Un déclin à travers lequel Larraín tente, avec plus où moins de réussite, à percer le mystère Callas, artiste torturée et mélancolique abandonnée par l'amour de sa vie (le magnat Aristote Onassis, qui la quittera pour... Jackie Kennedy) et les siens (une mère qui a façonné l'artiste qu'elle est devenue, mais a brisé la femme qui cherchait à se construire), une Diva continuellement en représentation, cachée derrière sa grandeur et vivant désespérément dans le passée.
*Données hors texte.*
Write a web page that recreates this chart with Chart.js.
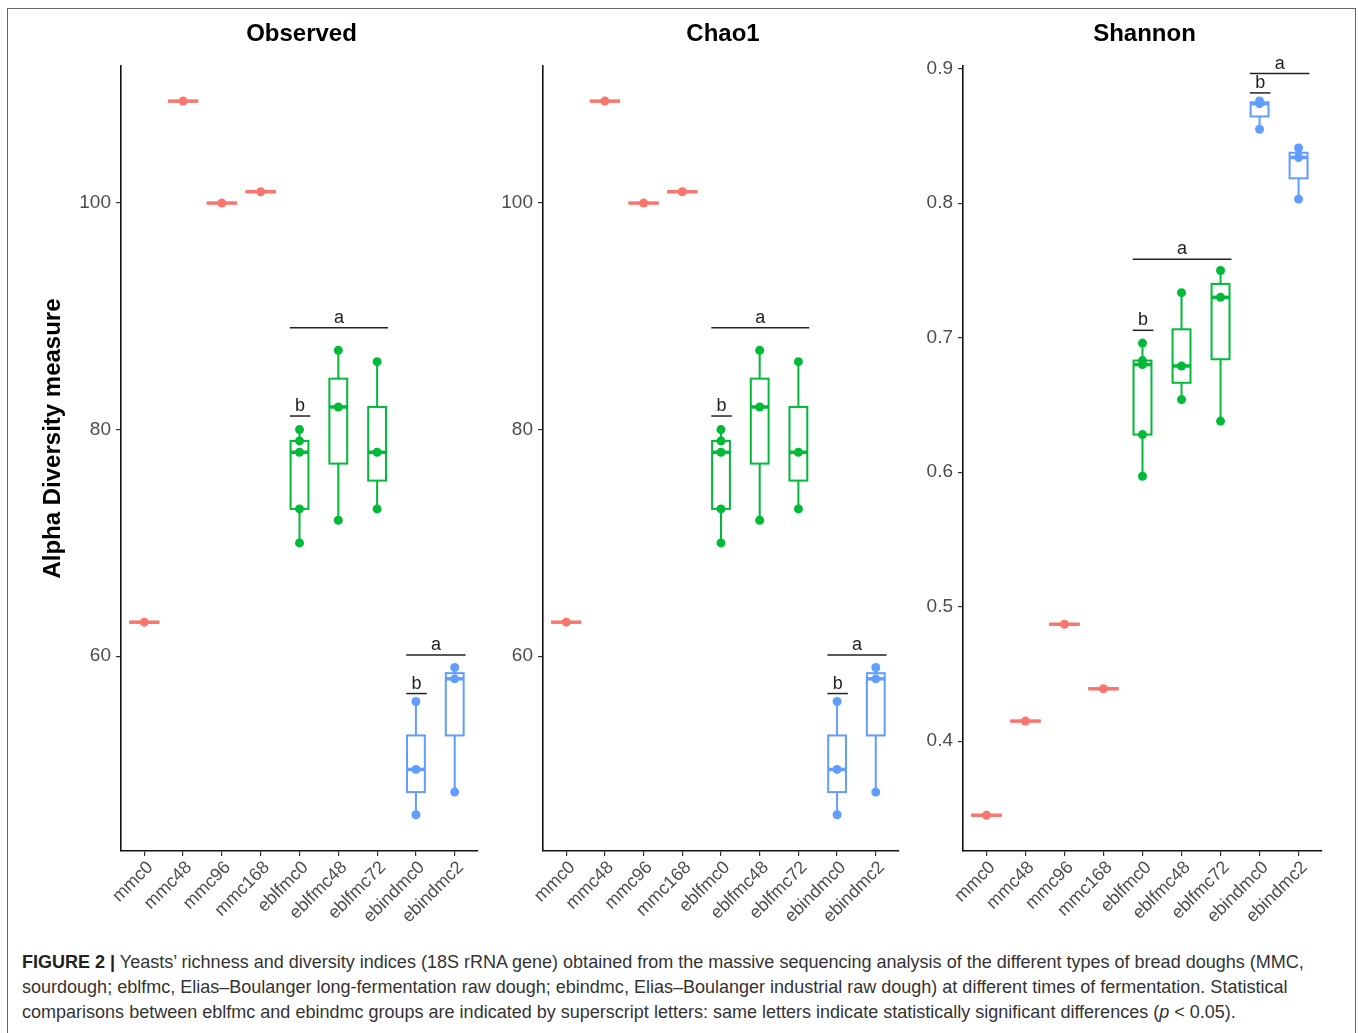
<!DOCTYPE html>
<html>
<head>
<meta charset="utf-8">
<script src="https://cdn.jsdelivr.net/npm/chart.js@4.4.1/dist/chart.umd.min.js"></script>
<style>
  body { margin: 0; background: #fff; width: 1358px; height: 1033px; overflow: hidden; position: relative;
         font-family: 'Liberation Sans', Arial, sans-serif; }
  #frame { position: absolute; left: 7px; top: 8px; width: 1349px; height: 1100px; border: 1.5px solid #666; box-sizing: border-box; }
  canvas { position: absolute; top: 0; }
  #caption { position: absolute; left: 22px; top: 950px; color: #333; font-size: 17px; line-height: 25px; white-space: nowrap; }
  #caption b { color: #222; }
</style>
</head>
<body>
<div id="frame"></div>
<canvas id="observed" width="492" height="940" style="left:0px"></canvas>
<canvas id="chao1" width="423" height="940" style="left:490px"></canvas>
<canvas id="shannon" width="437" height="940" style="left:913px"></canvas>
<div id="caption">
  <div class="ln" id="ln1"><b>FIGURE 2 |</b> Yeasts’ richness and diversity indices (18S rRNA gene) obtained from the massive sequencing analysis of the different types of bread doughs (MMC,</div>
  <div class="ln">sourdough; eblfmc, Elias–Boulanger long-fermentation raw dough; ebindmc, Elias–Boulanger industrial raw dough) at different times of fermentation. Statistical</div>
  <div class="ln">comparisons between eblfmc and ebindmc groups are indicated by superscript letters: same letters indicate statistically significant differences (<i>p</i> &lt; 0.05).</div>
</div>
<script>
const categories = ["mmc0", "mmc48", "mmc96", "mmc168", "eblfmc0", "eblfmc48", "eblfmc72", "ebindmc0", "ebindmc2"];
const groups = ["mmc", "mmc", "mmc", "mmc", "eblfmc", "eblfmc", "eblfmc", "ebindmc", "ebindmc"];

// one list of samples per category
const observedValues = [[63], [109], [100], [101], [70, 73, 78, 79, 80], [72, 82, 87], [73, 78, 86], [46, 50, 56], [48, 58, 59]];
const chao1Values = [[63], [109], [100], [101], [70, 73, 78, 79, 80], [72, 82, 87], [73, 78, 86], [46, 50, 56], [48, 58, 59]];
const shannonValues = [[0.345], [0.415], [0.487], [0.439], [0.597, 0.628, 0.680, 0.683, 0.696], [0.654, 0.679, 0.7335], [0.638, 0.730, 0.750], [0.855, 0.874, 0.876], [0.803, 0.834, 0.841]];

const countTicks = [60, 80, 100];
const countTickLabels = ["60", "80", "100"];
const shannonTicks = [0.4, 0.5, 0.6, 0.7, 0.8, 0.9];
const shannonTickLabels = ["0.4", "0.5", "0.6", "0.7", "0.8", "0.9"];

// significance bars: first/last category and height in data units
const countLetters = [
  { from: 4, to: 6, at: 89.0, text: "a" },
  { from: 4, to: 4, at: 81.2, text: "b" },
  { from: 7, to: 8, at: 60.1, text: "a" },
  { from: 7, to: 7, at: 56.7, text: "b" }
];
const shannonLetters = [
  { from: 4, to: 6, at: 0.7584, text: "a" },
  { from: 4, to: 4, at: 0.7055, text: "b" },
  { from: 7, to: 8, at: 0.8964, text: "a" },
  { from: 7, to: 7, at: 0.882, text: "b" }
];

const colors = { mmc: "#F8766D", eblfmc: "#00BA38", ebindmc: "#619CFF" };
const boxWidth = { mmc: 0.78, eblfmc: 0.46, ebindmc: 0.46 };
const FONT = "'Liberation Sans', Arial, sans-serif";

function quantile(s, p) {
  const h = (s.length - 1) * p;
  const lo = Math.floor(h);
  const hi = Math.min(lo + 1, s.length - 1);
  return s[lo] + (h - lo) * (s[hi] - s[lo]);
}

function makePanel(id, title, values, yMin, yMax, yTicks, yLabels, letters, yWidth, padRight, yTitle) {
  const panel = {
    id: "panel_" + id,
    beforeDatasetsDraw(chart) {
      const { ctx, scales: { x, y } } = chart;
      ctx.save();
      values.forEach((vals, i) => {
        const s = vals.slice().sort((a, b) => a - b);
        const q1 = quantile(s, 0.25), med = quantile(s, 0.5), q3 = quantile(s, 0.75);
        const iqr = q3 - q1;
        const lo = Math.min(...s.filter(v => v >= q1 - 1.5 * iqr));
        const hi = Math.max(...s.filter(v => v <= q3 + 1.5 * iqr));
        const g = groups[i];
        const half = boxWidth[g] / 2;
        const xl = x.getPixelForValue(i - half), xr = x.getPixelForValue(i + half), xc = x.getPixelForValue(i);
        ctx.strokeStyle = colors[g];
        ctx.lineWidth = 2;
        ctx.beginPath();
        ctx.moveTo(xc, y.getPixelForValue(hi)); ctx.lineTo(xc, y.getPixelForValue(q3));
        ctx.moveTo(xc, y.getPixelForValue(q1)); ctx.lineTo(xc, y.getPixelForValue(lo));
        ctx.stroke();
        ctx.strokeRect(xl, y.getPixelForValue(q3), xr - xl, y.getPixelForValue(q1) - y.getPixelForValue(q3));
        ctx.lineWidth = 3.5;
        ctx.beginPath();
        ctx.moveTo(xl, y.getPixelForValue(med)); ctx.lineTo(xr, y.getPixelForValue(med));
        ctx.stroke();
      });
      ctx.restore();
    },
    afterDatasetsDraw(chart) {
      const { ctx, scales: { x, y } } = chart;
      ctx.save();
      ctx.strokeStyle = "#222";
      ctx.fillStyle = "#222";
      ctx.lineWidth = 1.5;
      ctx.font = "18px " + FONT;
      ctx.textAlign = "center";
      ctx.textBaseline = "alphabetic";
      letters.forEach(l => {
        const x0 = x.getPixelForValue(l.from - 0.25), x1 = x.getPixelForValue(l.to + 0.28);
        const py = y.getPixelForValue(l.at);
        ctx.beginPath();
        ctx.moveTo(x0, py); ctx.lineTo(x1, py);
        ctx.stroke();
        ctx.fillText(l.text, (x0 + x1) / 2, py - 5);
      });
      ctx.restore();
    },
    afterDraw(chart) {
      const { ctx, chartArea } = chart;
      ctx.save();
      ctx.fillStyle = "#000";
      ctx.font = "bold 24px " + FONT;
      ctx.textAlign = "center";
      ctx.textBaseline = "alphabetic";
      ctx.fillText(title, (chartArea.left + chartArea.right) / 2 + 2, 41);
      if (yTitle) {
        ctx.translate(60, 438.5);
        ctx.rotate(-Math.PI / 2);
        ctx.fillText(yTitle, 0, 0);
      }
      ctx.restore();
    }
  };

  const grid = { display: true, drawOnChartArea: false, drawTicks: true, tickLength: 5, color: "#333", lineWidth: 1.2 };
  const border = { display: true, color: "#111", width: 1.6 };

  new Chart(document.getElementById(id), {
    type: "scatter",
    data: {
      datasets: ["mmc", "eblfmc", "ebindmc"].map(g => ({
        label: g,
        data: values.flatMap((vals, i) => groups[i] === g ? vals.map(v => ({ x: i, y: v })) : []),
        backgroundColor: colors[g],
        borderWidth: 0,
        pointRadius: 4.5,
        pointHoverRadius: 4.5
      }))
    },
    options: {
      responsive: false,
      animation: false,
      layout: { padding: { top: 66, right: padRight, left: 0, bottom: 0 } },
      plugins: { legend: { display: false }, tooltip: { enabled: false } },
      scales: {
        x: {
          type: "linear", min: -0.6, max: 8.6,
          afterBuildTicks: s => { s.ticks = categories.map((c, i) => ({ value: i })); },
          afterFit: s => { s.height = 89; },
          ticks: { autoSkip: false, maxRotation: 45, minRotation: 45, padding: 1, labelOffset: 6, color: "#4d4d4d",
                   font: { size: 18, family: FONT }, callback: v => categories[v] },
          grid, border
        },
        y: {
          min: yMin, max: yMax,
          afterBuildTicks: s => { s.ticks = yTicks.map(v => ({ value: v })); },
          afterFit: s => { s.width = yWidth; },
          ticks: { padding: 5, color: "#4d4d4d", font: { size: 19, family: FONT }, callback: (v, i) => yLabels[i] },
          grid, border
        }
      }
    },
    plugins: [panel]
  });
}

makePanel("observed", "Observed", observedValues, 42.8, 112.1, countTicks, countTickLabels, countLetters, 121, 14, "Alpha Diversity measure");
makePanel("chao1", "Chao1", chao1Values, 42.8, 112.1, countTicks, countTickLabels, countLetters, 53, 14, null);
makePanel("shannon", "Shannon", shannonValues, 0.3184, 0.902, shannonTicks, shannonTickLabels, shannonLetters, 50, 28, null);

// fit caption width to the reference line length
const ln1 = document.getElementById("ln1");
const span = document.createElement("span");
span.innerHTML = ln1.innerHTML;
ln1.innerHTML = "";
ln1.appendChild(span);
const w = span.getBoundingClientRect().width;
document.getElementById("caption").style.fontSize = (17 * 1283 / w).toFixed(2) + "px";
</script>
</body>
</html>
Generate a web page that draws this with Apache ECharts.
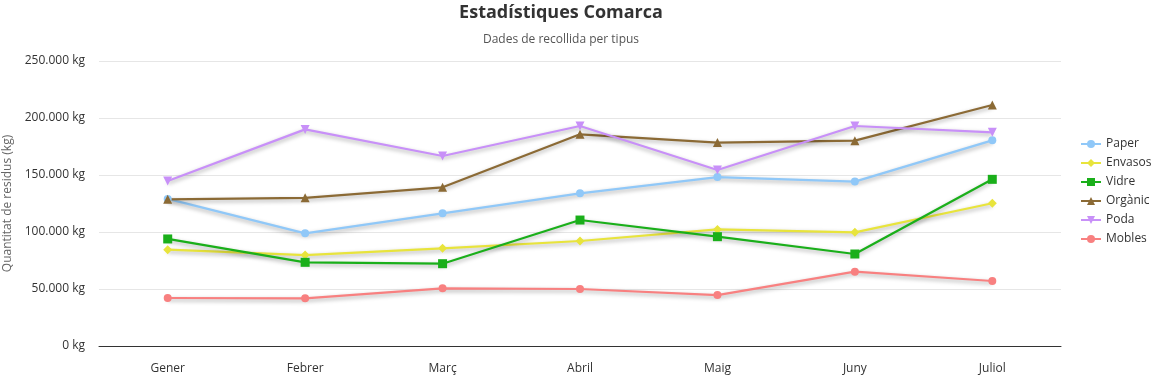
<!DOCTYPE html>
<html><head><meta charset="utf-8">
<script src="https://cdn.jsdelivr.net/npm/echarts@6/dist/echarts.min.js"></script>
<style>html,body{margin:0;padding:0;background:#fff}#c{width:1155px;height:376px}</style>
</head><body><div id="c"></div>
<script>
const categories = ['Gener','Febrer','Març','Abril','Maig','Juny','Juliol'];
const paper   = [129000, 98800, 116400, 133900, 148200, 144200, 180400];
const envasos = [84500, 79800, 85700, 92100, 102300, 99700, 125200];
const vidre   = [93900, 73400, 72200, 110500, 95900, 80700, 146200];
const organic = [128700, 130000, 139200, 185700, 178400, 180100, 211400];
const poda    = [144700, 190000, 166700, 193000, 154400, 193000, 187400];
const mobles  = [42100, 41800, 50600, 50000, 44700, 65200, 57000];
const yTicks = [0, 50000, 100000, 150000, 200000, 250000];

const font = '"Open Sans", "Noto Sans", sans-serif';
function fmt(v){ return v.toString().replace(/\B(?=(\d{3})+(?!\d))/g, '.') + ' kg'; }
function s(name, data, color, symbol, size){
  return {name, type:'line', data, symbol, symbolSize:size, showSymbol:true,
    itemStyle:{color},
    lineStyle:{color, width:2.2, shadowColor:'rgba(0,0,0,0.35)', shadowBlur:4, shadowOffsetY:2},
    emphasis:{disabled:true}};
}
const chart = echarts.init(document.getElementById('c'));
chart.setOption({
  animation:false,
  title:{text:'Estadístiques Comarca', subtext:'Dades de recollida per tipus', left:556, textAlign:'center', top:-1,
    textStyle:{fontFamily:font, fontSize:18, fontWeight:'bold', color:'#333'},
    subtextStyle:{fontFamily:font, fontSize:12, color:'#555'}, itemGap:12},
  legend:{orient:'vertical', left:1075, top:133, itemWidth:20, itemHeight:10, itemGap:7,
    textStyle:{fontFamily:font, fontSize:12, color:'#333'},
    data:['Paper','Envasos','Vidre','Orgànic','Poda','Mobles']},
  grid:{left:99, right:94, top:61, bottom:30, containLabel:false, outerBoundsMode:'none'},
  xAxis:{type:'category', data:categories, boundaryGap:true,
    axisLine:{lineStyle:{color:'#333'}}, axisTick:{show:false},
    axisLabel:{fontFamily:font, fontSize:12, color:'#333', margin:17}},
  yAxis:{type:'value', min:0, max:yTicks[yTicks.length-1], interval:50000,
    name:'Quantitat de residus (kg)', nameLocation:'middle', nameGap:84,
    nameTextStyle:{fontFamily:font, fontSize:12, color:'#666'},
    axisLine:{show:false}, axisTick:{show:false},
    splitLine:{lineStyle:{color:'#e6e6e6'}},
    axisLabel:{fontFamily:font, fontSize:12, color:'#333', margin:14, formatter:fmt}},
  series:[
    s('Paper', paper, '#90c8f8', 'circle', 8),
    s('Envasos', envasos, '#e8e43c', 'diamond', 9),
    s('Vidre', vidre, '#1aaf1a', 'rect', 9),
    s('Orgànic', organic, '#8b6a35', 'triangle', 9),
    s('Poda', poda, '#c890f8', 'path://M0,0 L10,0 L5,10 Z', 9),
    s('Mobles', mobles, '#f88080', 'circle', 8)
  ]
});
</script></body></html>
Sa volonté de décortiquer le mythe suit le même mouvement de la précision chirurgicale et inquiétée de la performance d'une Angelina Jolie exceptionnelle, qui donne de la grâce à des détails en apparence superficiels.
Une compréhension commune qui évite le piège de la performance dans la performance, pour mieux incarner un portrait respectueux, digne et nuancé de la cantatrice grecque, même si le mystère l'entourant semble encore un brin persisté une fois que sonne le glas du générique de fin.
Car même si la narration cherche à égrainer les pistes pour sonder son mal-être, notamment à travers plusieurs flashbacks qui apparaissent in fine plus esquissés que réellement probant (notamment ceux concernant ses liens familiaux), elle ne semble jamais totalement en déterrer les racines, à pleinement sonder sa psyché hantée, complexe et obsédante, même si Larraín comme Jolie, parviennent a susciter une empathie folle à son sujet.
Embaumé dans la magnifique photographie d'Ed Lachman, Maria, encore un peu plus que Jackie et Spencer, se fait une peinture abstraite et élégante mais un chouia voilée, un hommage symbolique et aimant au talent comme à la résilience de Maria Callas mais à qui il manque ce petit plus de profondeur pour être renversant.